Тем же апробированным в творческой практике Тарковского принципом созвучного выбора предопределены характер и пафос переводов из северокавказской поэзии (кумыкская, даргинская, лакская, чеченская, ингушская, осетинская). Разными по тембру поэтического голоса, по жанровой и стилевой индивидуальности предстают дагестанские поэты. Демонстрируя разнообразие ритмического и интонационного рисунка, Тарковский одинаково успешно воссоздает разнотипную архитектонику лирического (Р. Нуров, Б. Астемиров) и публицистического (А.-П. Салаватов, В. Валиев) стиха. Ощущение непринужденной импровизации оставляет стихотворение «Сон» Р. Нурова, развернутое в форме диалога любящих. Встреча даргинского поэта с Тарковским-переводчиком оказалась на редкость удачной: виртуозными по ритмической организации получились переводы стихотворений «Правда ли…» и «Жалоба девушки» («Не выдавай меня замуж / За нелюбимого, мать»).
Безошибочно уловил Тарковский и особенности популярного на Кавказе лирико-напевного жанра колыбельной песни, переводя одноименное стихотворение кумыка Б. Астемирова. С иной смысловой динамикой и мелодикой стиха сталкивается читатель при знакомстве с другим кумыкским поэтом и драматургом А.-П. Салаватовым. Повествовательная риторика пролога к его поэме «Красные партизаны» вобрала в себя декламационный пафос «атакующего класса», нарастающую ударную интонацию «постоянного труда и праздника без конца».
С Дагестаном Тарковского связывали особенные и долговременные отношения, о которых стоит сказать подробнее.
Мне неоднократно довелось быть свидетелем мудрого отношения Арсения Александровича к вполне достоверной, как считают многие, гипотезе, связывающей корни его родословной с прикаспийской землей, точнее с кумыкским княжеским родом. Не скрывая своего заинтересованного внимания к ней, он никогда не опровергал, то есть не исключал эту версию, но и особенно не настаивал на ее правомочности. Стоит, однако, напомнить, что комментарий к стихотворению «Дагестан» в первом томе собрания сочинений Тарковского выдержан в тональности безоговорочного признания его княжеских корней: «предок поэта был шамхалом».

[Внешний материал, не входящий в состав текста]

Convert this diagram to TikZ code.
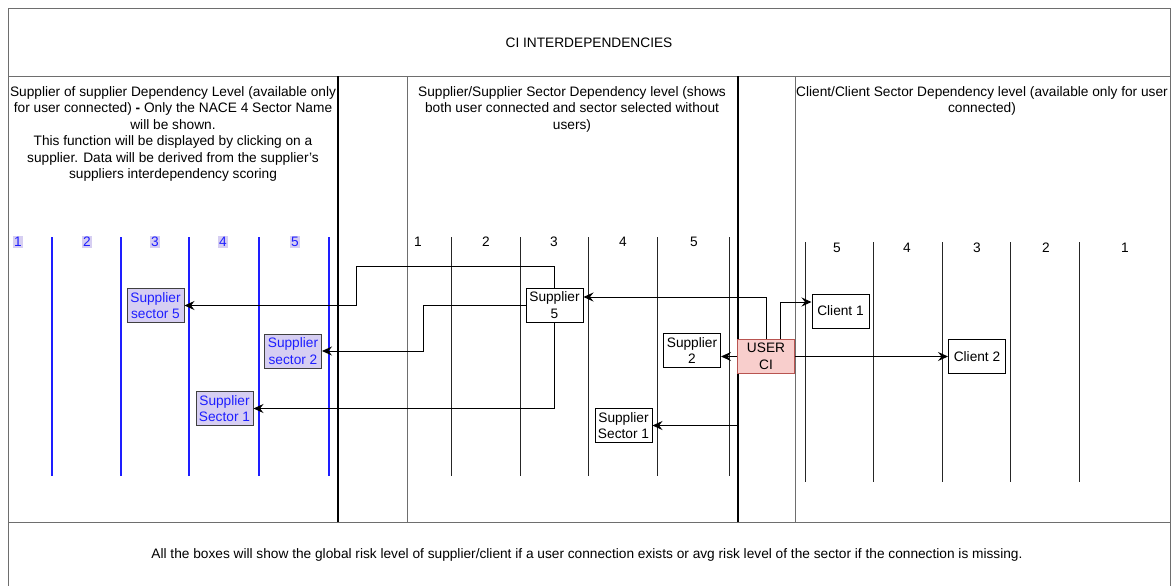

Известна и другая точка зрения: Марина Арсеньевна, дочь поэта, отдавала предпочтение скорее польским, чем кумыкским корням: в Дагестане есть аул Тарки, но и в Польше есть город Тарков. Тем не менее памятью о роде Тарковских в его кумыкской укорененности Арсений Александрович дорожил независимо от того, что за ней стояло — реальная история или культурный миф.
Неопровержимо аристократическая внешность Арсения Александровича, помимо завораживающего для кумыкского уха звучания фамилии, располагала к тому, чтобы считать его своим, единокровным. Есть и другое немаловажное обстоятельство. Русский поэт, не догадываясь о глубине и остроте вопроса, по-своему стимулировал оживление культурной памяти кумыков, восстановление распавшейся связи времен, став катализатором какого-то важного для национального самосознания прозрения. Вспышка интереса к Тарковскому стала своеобразной формой преодоления беспамятства, выхода из затянувшегося духовного обморока.
Имя Тарковского как неослабевающий магнит притягивает к себе такие слова-тяжеловесы, как мэтр, мастер, жрец, хранитель (огня, вкуса, меры). Но я бы перенес акцент на те качества, которые он сам выделил как желаемую, почти идеальную норму человеческого поведения: душевная стойкость, честность мышления, благородство духа и, конечно, «своя корневая подземная честь»…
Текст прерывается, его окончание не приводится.